Le maître lui, était très en colère, je n'ai rien pu dire. Il criait en me disant que lui avait eu pitié de moi et moi j'aurais dû faire pareil. Et il m'a livré à la justice et me voilà mis en esclavage moi, ma femme et mes enfants pour un nombre d'années que je ne peux même pas calculer.

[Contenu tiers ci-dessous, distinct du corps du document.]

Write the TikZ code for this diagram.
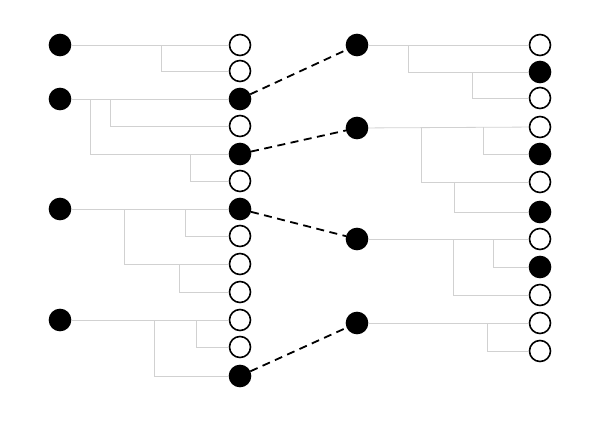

Pourtant ma dette, il me l'avait bien remise, pourquoi ai-je été aussi stupide? 

 

Raconté comme cela, c'est l'histoire d'un type mauvais, qui ne pense qu'à lui, qui ne sait pas ouvrir les yeux, qui ne se rend pas compte de la chance qu'il a d'avoir quelqu'un qui lui remet sa dette - pourtant énorme, et qui au final est obligé de subir sa peine. 

 

 

Un compagnon de ce serviteur raconte. 

 

Il y a quelques jours, l'intendant du domaine est venu nous prévenir que le maître était revenu de son grand voyage et qu'il allait nous demander des comptes. De mon côté je n'ai rien à me reprocher, mais je n'aime pas, mais pas du tout. Nous étions les uns derrière les autres, à attendre et nous avons vu que l'intendant conduisait Onésime. Onésime, c'est un joueur, et il a des dettes faramineuses. Il est bien évident que jamais il ne pourra rembourser quoique ce soit. 

 

Et on sait tous, ce que cela veut dire: prison a vie pour lui et toute sa famille. Mais lui, il s'est jeté aux pieds de notre maître, il lui a juré qu'il rembourserait tout. Et là, le maître lui a dit que sa dette était annulée. Vous vous rendez compte, lui qui devait une fortune, il ne devait plus rien, il était libéré, sa famille avait échappé à l'emprisonnement. Et il est rentré chez lui. 

 

Cela aurait pu en rester là, mais quelques jours plus tard, nous avons su qu'il, avait fait mettre en prison un de nos amis qui lui devait cent pièces d'argent alors que lui, il en devait dix mille talents.  Vous vous rendez compte, il l'a fait jeter en prison lui et toute sa famille alors qu'il était en liberté. 

 

Alors, nous avons trouvé cela tellement injuste, malhonnête, méchant, qui nous sommes allés voir l'intendant qui a prévenu le maître. Et il s'est retrouve en prison, lui et toute sa famille. Et cela ce n'est que justice. Le maître a fait sortir l'autre de prison. Et cela nous a rendu heureux. 

 

Quand on a fait l'expérience de la compassion, n'est-il pas normal d'en faire autant?